En Catalunya esta mutación se cruza con la cuestión nacional que renace cíclicamente, hasta que choca con sus límites y entra en fase depresiva. Y así sucesivamente. Ahora toca ajuste después de haber ido demasiado allá en la pretensión de dar el salto al estado propio.
2. Tópicos. ¿Es posible rescatar la política? Zygmunt Bauman establecía un marco de reflexión interesante cuando enunciaba los cuatro tópicos que debemos pasar por la criba de la crítica si queremos avanzar democráticamente: que el crecimiento es la base del bienestar; que un consumo en constante crecimiento favorece el deseo y la felicidad; que la desigualdad humana es natural, y que la competencia es condición suficiente para la justicia social.

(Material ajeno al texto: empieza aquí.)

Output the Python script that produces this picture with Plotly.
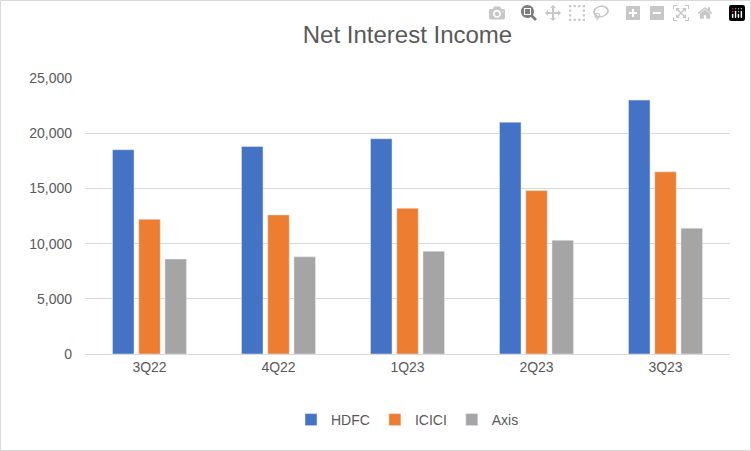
import plotly.graph_objects as go

quarters = ["3Q22", "4Q22", "1Q23", "2Q23", "3Q23"]
hdfc = [18500, 18800, 19500, 21000, 23000]
icici = [12200, 12600, 13200, 14800, 16500]
axis_bank = [8600, 8800, 9300, 10300, 11400]

fig = go.Figure()
fig.add_trace(go.Bar(x=quarters, y=hdfc, name="HDFC", marker_color="#4472C4"))
fig.add_trace(go.Bar(x=quarters, y=icici, name="ICICI", marker_color="#ED7D31"))
fig.add_trace(go.Bar(x=quarters, y=axis_bank, name="Axis", marker_color="#A5A5A5"))

W, H = 751, 451
ml, mr, mt, mb = 85, 21, 78, 97
pw, ph = W - ml - mr, H - mt - mb

fig.update_layout(
    width=W, height=H,
    margin=dict(l=ml, r=mr, t=mt, b=mb),
    paper_bgcolor="white", plot_bgcolor="white",
    font=dict(family="Liberation Sans, Arial", color="#595959", size=14),
    title=dict(text="Net Interest Income", x=0.5, xref="paper", y=1 - 35 / H,
               yanchor="middle", font=dict(size=24, color="#595959")),
    barmode="group", bargap=0.39, bargroupgap=0.18,
    showlegend=True,
    legend=dict(orientation="h", x=0.5, xanchor="center", y=-66 / ph, yanchor="middle",
                font=dict(size=14, color="#595959"), traceorder="normal",
                itemwidth=30),
    xaxis=dict(showgrid=False, showline=True, linecolor="#d9d9d9", ticks="",
               tickfont=dict(size=14)),
    yaxis=dict(range=[0, 25000], dtick=5000, tickformat=",", showgrid=True,
               gridcolor="#d9d9d9", zeroline=False, showline=False, ticks="",
               tickfont=dict(size=14), ticklabelstandoff=12),
    shapes=[dict(type="rect", xref="paper", yref="paper",
                 x0=(-ml + 0.5) / pw, x1=1 + (mr - 0.5) / pw,
                 y0=(-mb + 0.5) / ph, y1=1 + (mt - 0.5) / ph,
                 line=dict(color="#d9d9d9", width=1), layer="below")],
)

fig.write_html("out.html", post_script="document.body.style.margin='0';document.body.style.overflow='hidden';")
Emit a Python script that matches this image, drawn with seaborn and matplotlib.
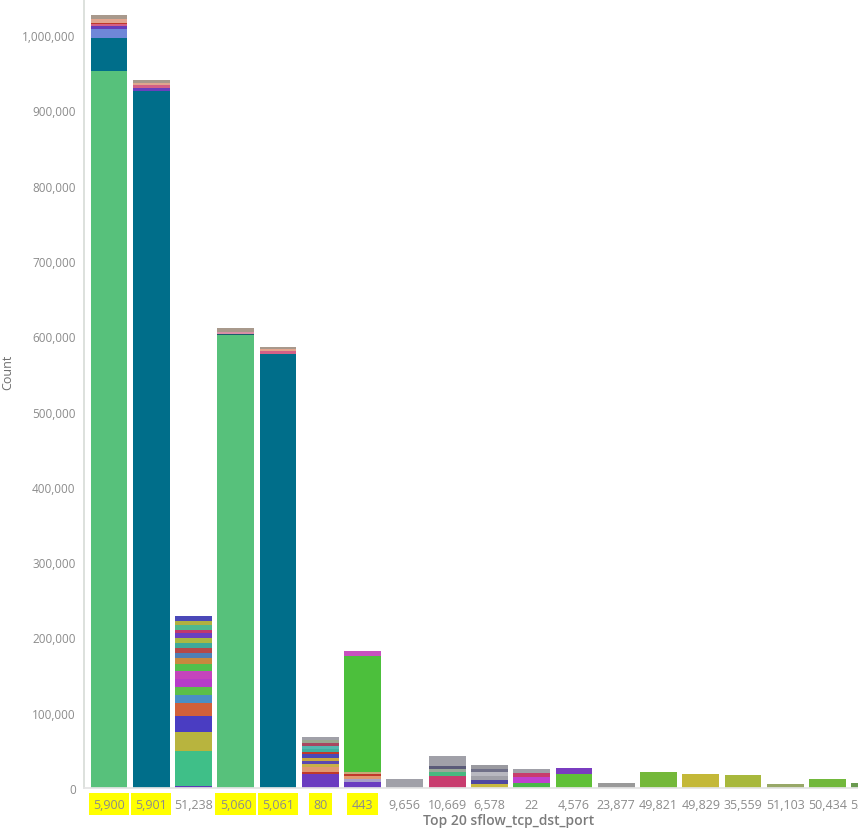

Desmitificar estos tópicos significa responder a cuatro preguntas. ¿Qué crecimiento? No vale a pesar de las prioridades a la hora de crecer son determinantes porque prefiguran las sociedades. ¿Qué felicidad? Es el primer ingrediente de cualquier delirio utópico, en el sentido literal: lo que no tiene lugar, la vana pretensión de determinar el deseo y establecer el bienestar al que deben aspirar los ciudadanos. ¿Qué desigualdad natural? Ser diferentes no es lo mismo que ser desiguales, la desigualdad es la diferencia convertida en poder. ¿Qué significa competir? La competencia no puede ser criterio de justicia social, desconoce el significado de la equidad y el respeto entre iguales. El resultado de todo esto lo sintetizaba Tony Judt cuando explicaba cómo se construyó el delirio del pasado fin de siglo: "con la admiración acrítica por los mercados sin restricciones, el desprecio del sector público y la falsa ilusión del crecimiento infinito". Y así vivimos en un aumento global de la riqueza que pretende disimular las disparidades distributivas que colapsan la movilidad social y destruyen la indispensable confianza para dar consistencia a las democracias. La política se hace ruido. Y el debate de las ideas y estrategias se sustituye por la lluvia de escándalos, el ejercicio de la descalificación permanente. Todo es ruido. Como si estuviera prohibido hablar, que debería ser el hilo constructor de la democracia.